Contractors typically divide company insurance costs across projects. For example, a $1 million annual premium may be spread across ten jobs. However, they often fail to account for the labor required to collect, review, and track insurance certificates and endorsements from subcontractors. When this work is not billed separately, it operates at a loss.
Bill Compliance as Project Cost
Gutsa says compliance management should be treated as a direct project cost. It should be billed to owners in the same way contractors bill for field equipment and tools. Contractors routinely charge for tools such as drills and jackhammers but absorb compliance staff and software costs as overhead. This creates a misleading view of profitability.
Some contractors are addressing this gap by adding compliance management as a separate line item. Billy recommends a 50% markup on compliance tools and labor. Gutsa explains that this helps recover direct costs and reflects the value of risk mitigation.
Billing compliance separately allows contractors to invest in better tools and processes. It also aligns costs with the projects that generate the risk, rather than spreading them across the business.
Compliance Failures Increase Risk
The financial impact of compliance failures can extend beyond a single project. If a subcontractor is found to be non-compliant and must be terminated, the effect can spread to all projects in which they are involved.

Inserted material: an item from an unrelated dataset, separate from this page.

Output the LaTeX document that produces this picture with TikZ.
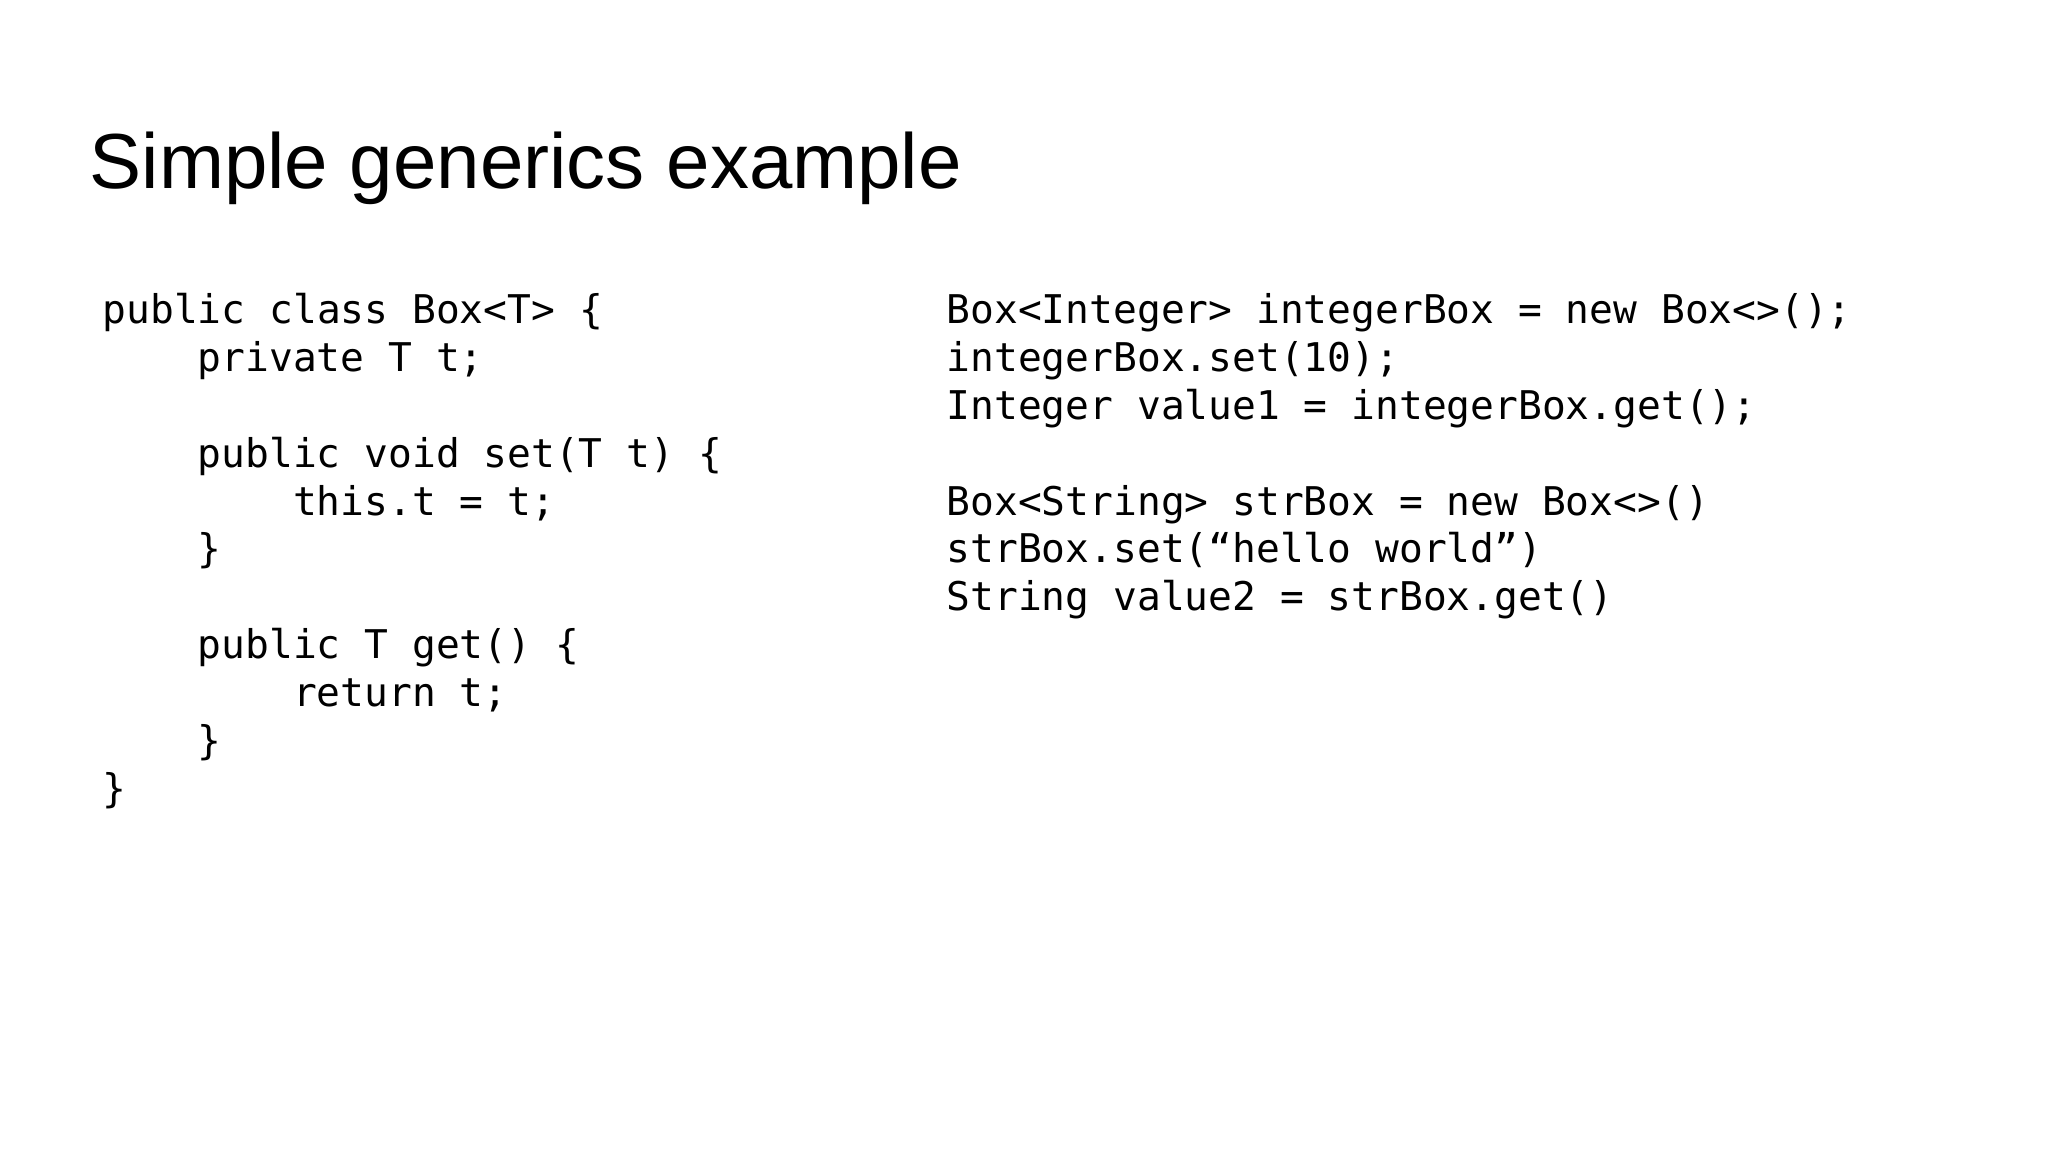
\documentclass[tikz,border=0pt]{standalone}
\usepackage{fontspec}
\setmainfont{Liberation Sans}
\newfontfamily\codefont{DejaVu Sans Mono}
\begin{document}
\begin{tikzpicture}[x=0.01cm,y=-0.01cm,
  codeline/.style={anchor=base west,inner sep=0pt,font=\codefont\fontsize{11.25pt}{13.6pt}\selectfont}]
\useasboundingbox (0,0) rectangle (2048,1152);
\node[anchor=base west,inner sep=0pt,font=\fontsize{22.2pt}{26pt}\selectfont] (title) at (89,189) {Simple generics example};
\def\cw{23.8}\def\lh{47.8}
\foreach \i/\ind/\t in {0/0/{public class Box<T> \{},1/4/{private T t;},3/4/{public void set(T t) \{},4/8/{this.t = t;},5/4/{\}},7/4/{public T get() \{},8/8/{return t;},9/4/{\}},10/0/{\}}}
  \node[codeline] (l\i) at ({102+\ind*\cw},{324+\i*\lh}) {\t};
\foreach \i/\t in {0/{Box<Integer> integerBox = new Box<>();},1/{integerBox.set(10);},2/{Integer value1 = integerBox.get();},4/{Box<String> strBox = new Box<>()},5/{strBox.set(“hello world”)},6/{String value2 = strBox.get()}}
  \node[codeline] (r\i) at (946,{324+\i*\lh}) {\t};
\end{tikzpicture}
\end{document}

Contractors may need to remove and replace completed work because other subcontractors will not accept liability for uninsured work. This creates significant cost exposure, especially when the subcontractor is active on multiple projects. A single failure can trigger rework across several job sites and eliminate profits.

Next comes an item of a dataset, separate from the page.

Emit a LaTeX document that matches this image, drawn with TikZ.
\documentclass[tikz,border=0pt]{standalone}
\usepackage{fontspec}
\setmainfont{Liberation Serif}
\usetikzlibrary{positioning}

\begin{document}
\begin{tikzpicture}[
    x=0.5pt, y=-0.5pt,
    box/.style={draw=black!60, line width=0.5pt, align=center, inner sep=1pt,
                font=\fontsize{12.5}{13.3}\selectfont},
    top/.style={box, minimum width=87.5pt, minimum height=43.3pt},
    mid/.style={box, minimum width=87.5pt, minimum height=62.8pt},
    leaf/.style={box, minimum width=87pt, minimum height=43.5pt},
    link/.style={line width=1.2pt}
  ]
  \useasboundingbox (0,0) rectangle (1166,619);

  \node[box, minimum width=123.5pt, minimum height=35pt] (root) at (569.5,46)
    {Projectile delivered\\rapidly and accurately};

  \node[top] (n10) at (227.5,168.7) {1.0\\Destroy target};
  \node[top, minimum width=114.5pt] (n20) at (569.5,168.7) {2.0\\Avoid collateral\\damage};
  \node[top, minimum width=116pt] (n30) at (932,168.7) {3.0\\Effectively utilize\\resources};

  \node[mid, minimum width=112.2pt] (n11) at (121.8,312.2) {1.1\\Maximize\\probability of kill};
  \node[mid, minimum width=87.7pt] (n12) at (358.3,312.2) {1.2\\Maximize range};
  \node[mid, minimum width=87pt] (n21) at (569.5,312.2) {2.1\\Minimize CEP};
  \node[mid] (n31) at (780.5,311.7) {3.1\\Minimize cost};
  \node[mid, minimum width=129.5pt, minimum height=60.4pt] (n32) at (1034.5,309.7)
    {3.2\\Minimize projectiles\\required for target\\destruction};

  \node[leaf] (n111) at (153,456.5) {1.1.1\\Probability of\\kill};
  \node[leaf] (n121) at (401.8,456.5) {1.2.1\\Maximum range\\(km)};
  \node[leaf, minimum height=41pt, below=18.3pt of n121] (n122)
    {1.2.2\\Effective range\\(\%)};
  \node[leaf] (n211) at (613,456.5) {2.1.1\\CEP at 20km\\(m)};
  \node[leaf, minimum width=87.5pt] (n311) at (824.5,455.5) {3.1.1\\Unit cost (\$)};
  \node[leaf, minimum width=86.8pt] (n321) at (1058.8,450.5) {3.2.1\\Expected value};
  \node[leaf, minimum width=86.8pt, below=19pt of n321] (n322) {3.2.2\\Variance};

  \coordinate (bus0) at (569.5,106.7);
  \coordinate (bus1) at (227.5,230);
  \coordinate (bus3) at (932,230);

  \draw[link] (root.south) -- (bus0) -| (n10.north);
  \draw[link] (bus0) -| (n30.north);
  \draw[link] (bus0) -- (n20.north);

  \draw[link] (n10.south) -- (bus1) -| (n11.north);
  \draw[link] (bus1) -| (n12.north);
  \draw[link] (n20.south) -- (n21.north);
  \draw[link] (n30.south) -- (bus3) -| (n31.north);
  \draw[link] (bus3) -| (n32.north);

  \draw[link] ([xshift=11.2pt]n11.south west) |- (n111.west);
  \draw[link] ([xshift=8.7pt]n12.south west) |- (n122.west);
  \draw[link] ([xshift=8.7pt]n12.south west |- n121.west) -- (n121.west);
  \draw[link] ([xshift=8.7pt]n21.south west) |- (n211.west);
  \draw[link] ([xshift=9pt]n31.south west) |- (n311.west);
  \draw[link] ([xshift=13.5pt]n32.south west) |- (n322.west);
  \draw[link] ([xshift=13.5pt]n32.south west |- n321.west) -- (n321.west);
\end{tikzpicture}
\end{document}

Performance bonds may cover the cost of completing work, but do not address the root compliance issue. Contractors who neglect compliance management remain exposed to risks that bonds do not cover.
Subcontractor Risk Drives Compliance
Gutsa emphasizes that compliance risk originates with subcontractors, not general contractors. Many subcontractors operate on thin margins and carry only minimum insurance coverage. This creates gaps that can expose contractors and project owners to liability.

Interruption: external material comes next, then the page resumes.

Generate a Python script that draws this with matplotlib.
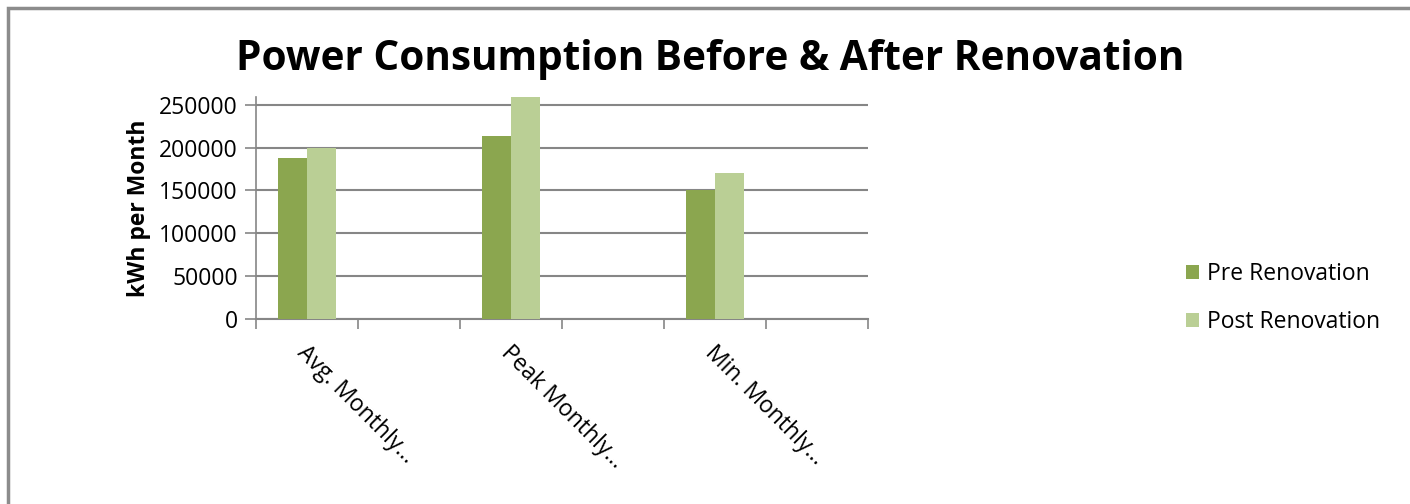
import numpy as np
import matplotlib
matplotlib.use("Agg")
import matplotlib.pyplot as plt
from matplotlib.patches import Rectangle

# six category slots; labels only drawn on every other one (like the original)
categories = ["Avg. Monthly...", "", "Peak Monthly...", "", "Min. Monthly...", ""]
pre_renovation = [188000, np.nan, 214000, np.nan, 150000, np.nan]
post_renovation = [200000, np.nan, 259000, np.nan, 170000, np.nan]
series_names = ["Pre Renovation", "Post Renovation"]
y_ticks = [0, 50000, 100000, 150000, 200000, 250000]

PRE_COLOR = "#8BA64F"
POST_COLOR = "#BACF95"
GRID = "#868686"

plt.rcParams["font.family"] = ["Open Sans", "DejaVu Sans"]

fig = plt.figure(figsize=(14.1, 5.04), dpi=100)
ax = fig.add_axes([256 / 1410, 1 - 319 / 504, 612 / 1410, 222 / 504])

x = np.arange(len(categories))
w = 1 / 3.5  # excel gap width 150%
ax.bar(x - w / 2, pre_renovation, w, color=PRE_COLOR, label=series_names[0], zorder=3)
ax.bar(x + w / 2, post_renovation, w, color=POST_COLOR, label=series_names[1], zorder=3)

ax.set_xlim(-0.5, len(categories) - 0.5)
ax.set_ylim(0, 259000)
ax.set_yticks(y_ticks)
ax.set_yticklabels([str(v) for v in y_ticks], fontsize=16.5)
ax.yaxis.grid(True, color=GRID, linewidth=1.5, zorder=0)
ax.tick_params(axis="y", length=8, width=1.2, color=GRID, pad=5)

# category ticks on the slot boundaries, labels at the slot centres
ax.set_xticks(np.arange(-0.5, len(categories), 1.0))
ax.set_xticklabels([])
ax.tick_params(axis="x", length=7, width=1.2, color=GRID)
for i, lab in enumerate(categories):
    if lab:
        ax.text(i + 0.02, -0.10, lab, transform=ax.get_xaxis_transform(),
                rotation=-45, rotation_mode="anchor", ha="left", va="top",
                fontsize=16.5)

for side in ["top", "right"]:
    ax.spines[side].set_visible(False)
ax.spines["left"].set_color(GRID)
ax.spines["bottom"].set_color(GRID)
ax.spines["left"].set_linewidth(1.2)
ax.spines["bottom"].set_linewidth(1.5)

ax.set_ylabel("kWh per Month", fontsize=16.5, fontweight="bold", labelpad=6)

fig.text(0.5035, 1 - 60 / 504, "Power Consumption Before & After Renovation",
         ha="center", va="center", fontsize=29.2, fontweight="bold")

ax.legend(loc="center left", bbox_to_anchor=(1165 / 1410, 1 - 298 / 504),
          bbox_transform=fig.transFigure, frameon=False, fontsize=16.5,
          handlelength=0.6, handleheight=0.6, handletextpad=0.35,
          labelspacing=1.05)

# chart frame
fig.patches.append(Rectangle((8 / 1410, -0.1), 1.2, 1 - 8 / 504 + 0.1,
                             transform=fig.transFigure, fill=False,
                             edgecolor="#8C8C8C", linewidth=2.5))

fig.savefig("out.png", dpi=100)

If a subcontractor’s insurance is insufficient, a claim may be denied. This can also affect the general contractor if proper verification was not completed. Compliance management is therefore essential for protecting all parties involved.
Because the risk starts at the subcontractor level, compliance should be treated as a project-level function. Absorbing these costs as overhead misrepresents the source of risk and misallocates expenses.
Billy’s platform helps contractors manage compliance more effectively. It verifies insurance requirements, tracks expirations, and identifies coverage gaps before they create liability.
Pricing Compliance Improves Profitability
As insurance costs rise, pricing compliance correctly is becoming a competitive advantage. Contractors who absorb these costs as overhead will see margins decline as administrative demands grow.
Contractors who bill compliance as a project expense can maintain profitability while improving risk management. This approach supports investment in automation and specialized staff, leading to better outcomes.
In a market with higher premiums and stricter oversight, efficient compliance management is essential. Contractors who price it properly can protect margins and reduce risk. Those who do not risk ongoing financial losses.